Find a vector minimizing the distance from set

Question

Find a vector $\Pi_Z(x)$ minimizing the distance between $x=(5,10)\in\mathbb{R}^2$ and set $Z=\{(x,y)\in\mathbb{R}^2:x\ge0, y\le\sqrt{x}\}$

Answer 1

Your set $Z$ is convex and has a $C^1$ boundary, so if $\Pi_Z(x) = (a,b)$ you have $$ (a-5,b-10) \cdot (t,t') = 0$$ where $(t,t')$ is any nonzero tangent vector of the boundary $\partial Z$ at the point $(a,b)$. As $Z$ is convex this condition is also sufficient.

One such tangent vector is $(2b,1)$ and $(a,b)$ being on $\partial Z$ gives $a = b^2$ so you get the equation

$$2b^3 - 9b - 10 = 0.$$

This polynomial has two negative roots and one positive root $r$, so your point is $(r^2,r)$.

Note that here I ignored the component of $\partial Z$ consisting of $\left\{(0,y) | y \in \mathbb{R}^{-} \right\}$ because I already found a solution (and because it was visually quite clear that the projection didn't lie on this component) but in the general case you have to examine every component of $\partial Z$.

Answer 2

Obviously, the point $P \in Z$ minimizing the distance to $(5,10)$ must lie on the 'upper' boundary of $Z$, i.e. the curve $y=\sqrt{x}$. Then, the desired distance is

$$ d_P = \sqrt{(x-5)^2+(\sqrt{x}-10)^2}. $$

We now have to minimize $d_P$, or better, $d_P^2$. The first derivative of $d_P^2$ is

$$ 2x - \frac{10}{\sqrt{x}} - 9.$$

This latter function has a zero at $x \approx 6.4663$, and it yields a minimum of $d_P^2$. That's the $x$ of your $P$. Therefore, the desired vector is $(5-6.4663, 10-\sqrt{6.4663})$. Hope this helps.

By the way, if this is a homework you should tag it as such.

Answer 3

$Z$ is convex, closed and non-empty, hence for any point $q \in \mathbb{R}^2$ there is a unique nearest point $\Pi_C(q) \in Z$.

Suppose $p=(p_1,p_2) \notin Z$ and $p_1>0$. Then $p_2 > \sqrt{p_1}$.

While it is visually obvious,we should analytically establish that $\Pi_C(p)$ lies on the curve $y = \sqrt{x}$, $x>0$.

Note that if $q \in Z^\circ$, then the point $\lambda p + (1-\lambda)q$ is closer to $p$ for some small $\lambda \in (0,1)$, hence $\Pi_C(p) \notin Z^\circ$. Hence $\Pi_C(p)$ must lie on $\partial Z$.

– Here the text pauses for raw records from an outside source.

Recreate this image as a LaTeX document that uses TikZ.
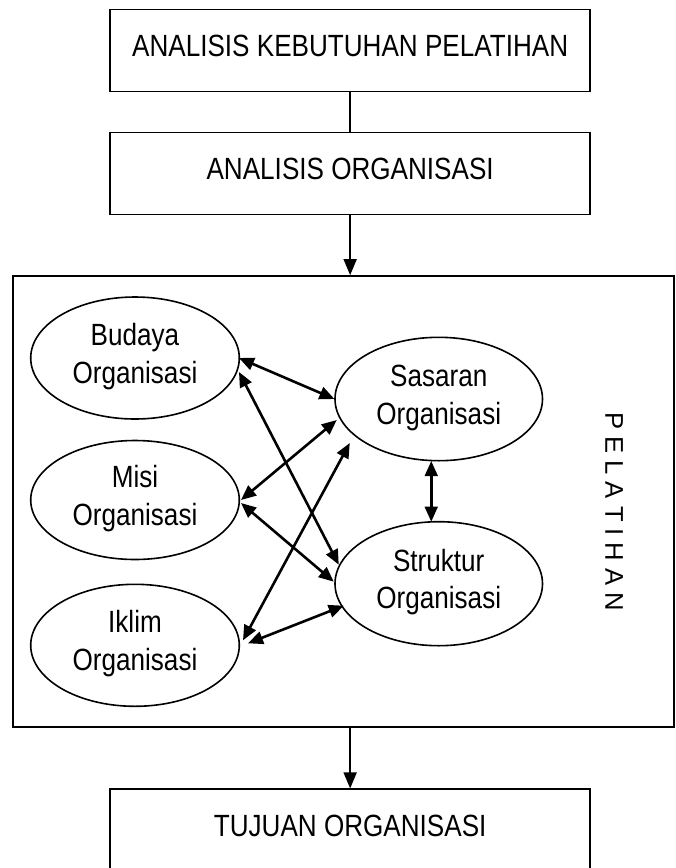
\documentclass[tikz,border=0pt]{standalone}
\usepackage{fontspec}
\setmainfont{Liberation Sans}[FakeStretch=0.85]
\newfontfamily\plainsans{Liberation Sans}
\usetikzlibrary{arrows.meta,shapes.geometric,calc}
\newcommand{\boxtext}[1]{\raisebox{0pt}[12.6pt][0pt]{#1}}
\newcommand{\twoline}[2]{\raisebox{0pt}[50pt][0pt]{\vbox{\baselineskip=37.5pt\lineskiplimit=-\maxdimen\halign{\hfil##\hfil\cr#1\cr#2\cr}}}}
\begin{document}
\begin{tikzpicture}[x=1pt,y=-1pt,
  every node/.style={inner sep=0pt},
  txt/.style={font=\fontsize{30.7}{37.5}\selectfont},
  rbox/.style={draw, line width=1.7pt, rectangle, minimum width=480.3pt, minimum height=82.2pt, txt},
  frame/.style={draw, line width=1.7pt, rectangle, minimum width=660.7pt, minimum height=450.7pt},
  lell/.style={draw, line width=1.6pt, ellipse, minimum width=208.6pt, minimum height=122pt, txt},
  rell/.style={draw, line width=1.6pt, ellipse, minimum width=207.5pt, minimum height=124pt, txt},
  conn/.style={line width=1.7pt},
  varr/.style={line width=1.7pt, -{Triangle[length=16pt,width=13pt]}},
  darr/.style={line width=2.6pt, {Triangle[length=15pt,width=12.7pt]}-{Triangle[length=15pt,width=12.7pt]}},
  vlabel/.style={font=\plainsans\fontsize{25.6}{30}\selectfont, rotate=-90}
]
\useasboundingbox (0,0) rectangle (676,868);
\clip (0,0) rectangle (676,868);
\fill[white] (0,0) rectangle (676,868);

% boxes
\node[rbox] (b1) at (350.15,50.5) {\boxtext{ANALISIS KEBUTUHAN PELATIHAN}};
\node[rbox] (b2) at (350.15,173.5) {\boxtext{ANALISIS ORGANISASI}};
\node[frame] (big) at (343.65,501.35) {};
\node[rbox] (b3) at (350.15,830.4) {\boxtext{TUJUAN ORGANISASI}};

% ellipses
\node[lell] (bud) at (135,358) {\twoline{Budaya}{Organisasi}};
\node[lell, minimum height=119pt] (mis) at (135,500) {\twoline{Misi}{Organisasi}};
\node[lell] (ikl) at (135,645.3) {\twoline{Iklim}{Organisasi}};
\node[rell, minimum height=123.4pt] (sas) at (438.75,399) {\twoline{Sasaran}{Organisasi}};
\node[rell] (str) at (438.75,583.7) {\twoline{Struktur}{Organisasi}};

% vertical label
\node[vlabel] (pel) at (614.2,511.7) {P E L A T I H A N};

% vertical connectors
\draw[conn] (b1.south) -- (b2.north);
\draw[varr] (b2.south) -- (b2.south |- big.north);
\draw[varr] (big.south -| b3.north) -- (b3.north);

% double arrows
\draw[darr] ($(bud.center)+(104,0)$) -- ($(sas.center)+(-104.3,0)$);
\draw[darr] ($(bud.center)+(104,14)$) -- ($(str.center)+(-100,-19)$);
\draw[darr] ($(mis.center)+(106,0)$) -- ($(sas.center)+(-102,21)$);
\draw[darr] ($(mis.center)+(106,3)$) -- ($(str.center)+(-105,-2)$);
\draw[darr] ($(ikl.center)+(108,-5)$) -- ($(sas.center)+(-89,44)$);
\draw[darr] ($(ikl.center)+(113,-2)$) -- ($(str.center)+(-95,22)$);
\draw[darr] ($(sas.center)+(-7.5,62)$) -- ($(str.center)+(-7.5,-62)$);
\end{tikzpicture}
\end{document}
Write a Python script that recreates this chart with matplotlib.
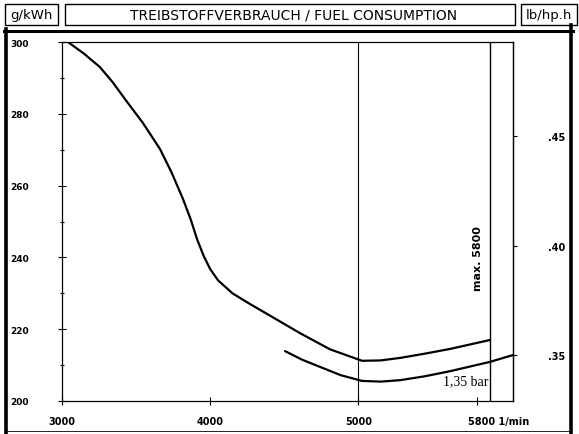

We see that $\partial Z = \{(0,-\alpha) | \alpha \ge 0 \} \cup \{ (x,\sqrt{x}) \}_{x > 0}$.

Hence we just need to show that $\Pi_C(p)$ cannot have the form $(0,-\alpha)$, with $\alpha \ge 0$.

First consider $\alpha = 0$, let $\lambda = {p_1 \over p_2^2} \in (0,1)$, note that $\lambda p \in Z$ and $\|p -\lambda p \| < \|p\|$, hence $\lambda p$ is closer to $p$ than $0$. Hence $\Pi_C(p) \neq 0$. Now suppose $\alpha >0$, then we have $\|p-0\| < \|p-(0,-\alpha)\|$, hence $0$ is closer to $p$ than $(0,-\alpha)$. Hence $\Pi_C(p) \neq (0,-\alpha)$.

Consequently, $\Pi_C(p)$ has the form $(x , \sqrt{x})$ with $ x>0$. The distance (squared) satisfies $\delta(x)=\|p-(x,\sqrt{x})\|^2 = (p_1-x)^2 + (p_2-\sqrt{x})^2$, hence the minimizing $x$ satisfies $\delta'(x) = 0$. Since $\delta'(x) = 2x -2p_1 +1 - { p_2 \over \sqrt{x}}$ is strictly increasing, $\lim_{x \downarrow 0} \delta'(x) = -\infty$ and $\lim_{x \to \infty} \delta'(x) = \infty$ we see that there is a unique $x$ satisfying $\delta'(x) = 0$. Applying Newton's method to $\delta'(x) = 0$ yields a numeric solution (Starting from $x=5$, two iterations gives $x \approx 6.466$).